No matter how stunning the nation's library is and how rich with history, at its heart, I know it's just like the little library down the street from the house where I grew up. Someone had to believe reading was essential, someone had to raise the money to build it, and everyone has a responsibility to make certain that the treasure of words remains accessible to everyone who takes the bold step of signing up for a card.


  1. I have a Library of Congress library card too! Good for two years. And I went in that magnificent reading room. The clerk even let me take a picture inside. I asked first, and she said she’d pretend not to see me. I was discreet about it. It is an incredible building. I love our local library just as much. It’s really clean and cozy inside. There are large floor to ceiling windows where you can look out into the garden. I can sit in there all day.

    1. We should meet there sometime and just read until they kick us out!

  2. Our small town library is a hopping place. Zombie walks, prince/princess afternoons, movie days, game nights, the annual writing retreat (hosted by me)...and amid it all, a steady stream of board books, romances, mysteries, cookbooks, westerns, thrillers are checked out. Both my kids volunteer there, and I can't imagine our community without it. A great and vital post, Amie!

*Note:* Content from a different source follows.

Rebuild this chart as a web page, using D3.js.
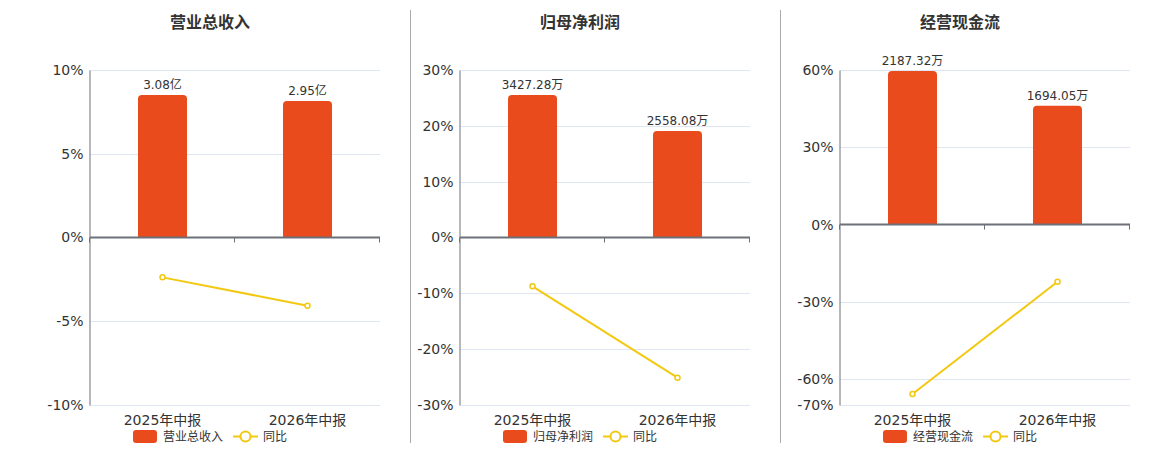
<!DOCTYPE html>
<html>
<head>
<meta charset="utf-8">
<script src="https://cdn.jsdelivr.net/npm/d3@7/dist/d3.min.js"></script>
<style>
html,body{margin:0;padding:0;background:#fff;}
svg{display:block;font-family:"DejaVu Sans","Noto Sans CJK SC",sans-serif;}
</style>
</head>
<body>
<svg id="chart" width="1160" height="450"></svg>
<script>
// ---- data ----
const categories = ["2025年中报", "2026年中报"];
const titles = ["营业总收入", "归母净利润", "经营现金流"];
const barNames = ["营业总收入", "归母净利润", "经营现金流"];
const lineName = "同比";
const units = ["亿", "万", "万"];
const barValues1 = [3.08, 2.95];
const barValues2 = [3427.28, 2558.08];
const barValues3 = [2187.32, 1694.05];
const yoy1 = [-2.38, -4.07];
const yoy2 = [-8.75, -25.1];
const yoy3 = [-65.7, -22.2];
const ticks1 = [-10, -5, 0, 5, 10];
const ticks2 = [-30, -20, -10, 0, 10, 20, 30];
const ticks3 = [-70, -60, -30, 0, 30, 60];
// hidden secondary (bar) axis maxima
const barAxisMax = [3.62, 4027, 2203];

const panels = [
  {title: titles[0], name: barNames[0], unit: units[0], bars: barValues1, yoy: yoy1, ticks: ticks1, barMax: barAxisMax[0]},
  {title: titles[1], name: barNames[1], unit: units[1], bars: barValues2, yoy: yoy2, ticks: ticks2, barMax: barAxisMax[1]},
  {title: titles[2], name: barNames[2], unit: units[2], bars: barValues3, yoy: yoy3, ticks: ticks3, barMax: barAxisMax[2]}
];

// ---- layout ----
const plotLeft = [90, 460, 840];
const plotWidth = 290;
const plotTop = 70, plotBottom = 405;
const centers = [210, 580, 960];
const separators = [410.5, 780.5];
const barColor = "#e94b1c";
const lineColor = "#f2c811";
const axisColor = "#6e7079";
const gridColor = "#e0e6f1";
const textColor = "#333";

const svg = d3.select("#chart");

separators.forEach(x => {
  svg.append("line").attr("x1", x).attr("x2", x).attr("y1", 10).attr("y2", 443)
    .attr("stroke", "#aaa").attr("stroke-width", 1);
});

panels.forEach((p, i) => {
  const g = svg.append("g");
  const x0 = plotLeft[i];
  const x = d3.scaleBand().domain(categories).range([x0, x0 + plotWidth]);
  const yMin = d3.min(p.ticks), yMax = d3.max(p.ticks);
  const y = d3.scaleLinear().domain([yMin, yMax]).range([plotBottom, plotTop]);
  const zeroY = y(0);
  const yBar = d3.scaleLinear().domain([0, p.barMax]).range([zeroY, y(yMax)]);

  // title
  g.append("text").attr("x", centers[i]).attr("y", 28).attr("text-anchor", "middle")
    .attr("font-size", 16).attr("font-weight", "bold").attr("fill", textColor).text(p.title);

  // grid
  g.selectAll(".grid").data(p.ticks.filter(t => t !== 0)).enter().append("line")
    .attr("x1", x0).attr("x2", x0 + plotWidth)
    .attr("y1", d => Math.round(y(d)) + 0.5).attr("y2", d => Math.round(y(d)) + 0.5)
    .attr("stroke", gridColor).attr("stroke-width", 1);

  // y axis labels
  const yAxis = d3.axisLeft(y).tickValues(p.ticks).tickSize(0).tickPadding(6).tickFormat(d => d + "%");
  const ya = g.append("g").attr("transform", `translate(${x0 - 0.5},0)`).call(yAxis);
  ya.select(".domain").attr("stroke", axisColor);
  ya.selectAll("text").attr("font-size", 14).attr("fill", textColor)
    .attr("font-family", '"DejaVu Sans",sans-serif');

  // bars
  const bw = 49;
  const r = 4;
  g.selectAll(".bar").data(p.bars).enter().append("path")
    .attr("fill", barColor)
    .attr("d", (d, j) => {
      const cx = x(categories[j]) + x.bandwidth() / 2;
      const l = cx - bw / 2, rr = cx + bw / 2;
      const top = yBar(d), bot = zeroY;
      return `M${l},${bot}L${l},${top + r}Q${l},${top} ${l + r},${top}L${rr - r},${top}Q${rr},${top} ${rr},${top + r}L${rr},${bot}Z`;
    });
  g.selectAll(".blabel").data(p.bars).enter().append("text")
    .attr("x", (d, j) => x(categories[j]) + x.bandwidth() / 2)
    .attr("y", d => yBar(d) - 6)
    .attr("text-anchor", "middle").attr("font-size", 12).attr("fill", textColor)
    .text(d => d.toFixed(2) + p.unit);

  // zero axis
  const xAxis = d3.axisBottom(x).tickSize(5).tickFormat("");
  const xa = g.append("g").attr("transform", `translate(0,${zeroY})`).call(xAxis);
  xa.select(".domain").attr("stroke", axisColor).attr("stroke-width", 2)
    .attr("d", `M${x0},0H${x0 + plotWidth}`);
  xa.selectAll(".tick").remove();
  const bounds = [x0, x0 + x.bandwidth(), x0 + plotWidth];
  xa.selectAll(".bt").data(bounds).enter().append("line")
    .attr("x1", d => d - 0.5).attr("x2", d => d - 0.5).attr("y1", 0).attr("y2", 5)
    .attr("stroke", axisColor).attr("stroke-width", 1);

  // x labels
  g.selectAll(".xl").data(categories).enter().append("text")
    .attr("x", d => x(d) + x.bandwidth() / 2).attr("y", 425)
    .attr("text-anchor", "middle").attr("font-size", 14).attr("fill", textColor).text(d => d);

  // line
  const line = d3.line().x((d, j) => x(categories[j]) + x.bandwidth() / 2).y(d => y(d));
  g.append("path").datum(p.yoy).attr("d", line).attr("fill", "none")
    .attr("stroke", lineColor).attr("stroke-width", 2);
  g.selectAll(".pt").data(p.yoy).enter().append("circle")
    .attr("cx", (d, j) => x(categories[j]) + x.bandwidth() / 2).attr("cy", d => y(d))
    .attr("r", 2.5).attr("fill", "#fff").attr("stroke", lineColor).attr("stroke-width", 1.5);

  // legend
  const lg = g.append("g");
  const lx = centers[i] - 77;
  lg.append("rect").attr("x", lx).attr("y", 430).attr("width", 24).attr("height", 13)
    .attr("rx", 3).attr("fill", barColor);
  lg.append("text").attr("x", lx + 30).attr("y", 441).attr("font-size", 12).attr("fill", textColor).text(p.name);
  const l2 = lx + 100;
  lg.append("line").attr("x1", l2).attr("x2", l2 + 25).attr("y1", 436.5).attr("y2", 436.5)
    .attr("stroke", lineColor).attr("stroke-width", 2);
  lg.append("circle").attr("cx", l2 + 12.5).attr("cy", 436.5).attr("r", 5)
    .attr("fill", "#fff").attr("stroke", lineColor).attr("stroke-width", 2);
  lg.append("text").attr("x", l2 + 30).attr("y", 441).attr("font-size", 12).attr("fill", textColor).text(lineName);
});
</script>
</body>
</html>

  3. You brought back such memories, Amie. I too could walk to my local library, the highlight of my childhood. I checked out armloads of books every two weeks and can still remember many of them. I once attended a function at the LOC—such an amazing place! Happy birthday to your dad. He’s pretty amazing himself.

  4. Wow! What an incredible story. My hometown didn't have a public library, but you've inspired me to look into my local library now and see what I can do to help. With ereaders and one-clicks, I fear that libraries, like so many bookstores, will become a thing of the past. :(

  5. Cute story getting your first library card. I want to go to the Library of Congress as well as NYC's Rose Room, just redone. In Lexington, KY, last week, I visited their library with a five story atrium.

  6. I loved our library. At first, our town was served by a bookmobile, but later opened a small libarary in an empty shop on the square. My mother volunteered to run a preschool reading program every Saturday, and I'd tag along to check out a pile of books, maybe run the filmstrip, and get a cherry Dr. Pepper at the drugstore afterward. I still get unreasonably happy when I see a card catalog.

  7. I cannot imagine life without the library. I couldn't possibly afford my reading habit without it. I remember as a child that my dad would only allow me to check out five books a week.

  8. I love this post--I have the same lovely memory of getting my very own card--it was an apricot-peach color. My mother was a career librarian and we had a library night as a family. Later, when I first started writing articles decades ago, I worked at a library in Maine. What a privilege to have access to libraries. I'm on the road right now and have library books in my bag and library audio books in my car. Lucky me! The LOC is a true jewel of DC--and the whole country!

  9. I think libraries are so important and I hope current families utilize them as we did growing up. My sister and I used to each have a 4 book maximum and we'd choose books we both wanted to read so we really had 8 books for the week. In our small town our library was staffed by volunteers and I am forever grateful to all who worked there.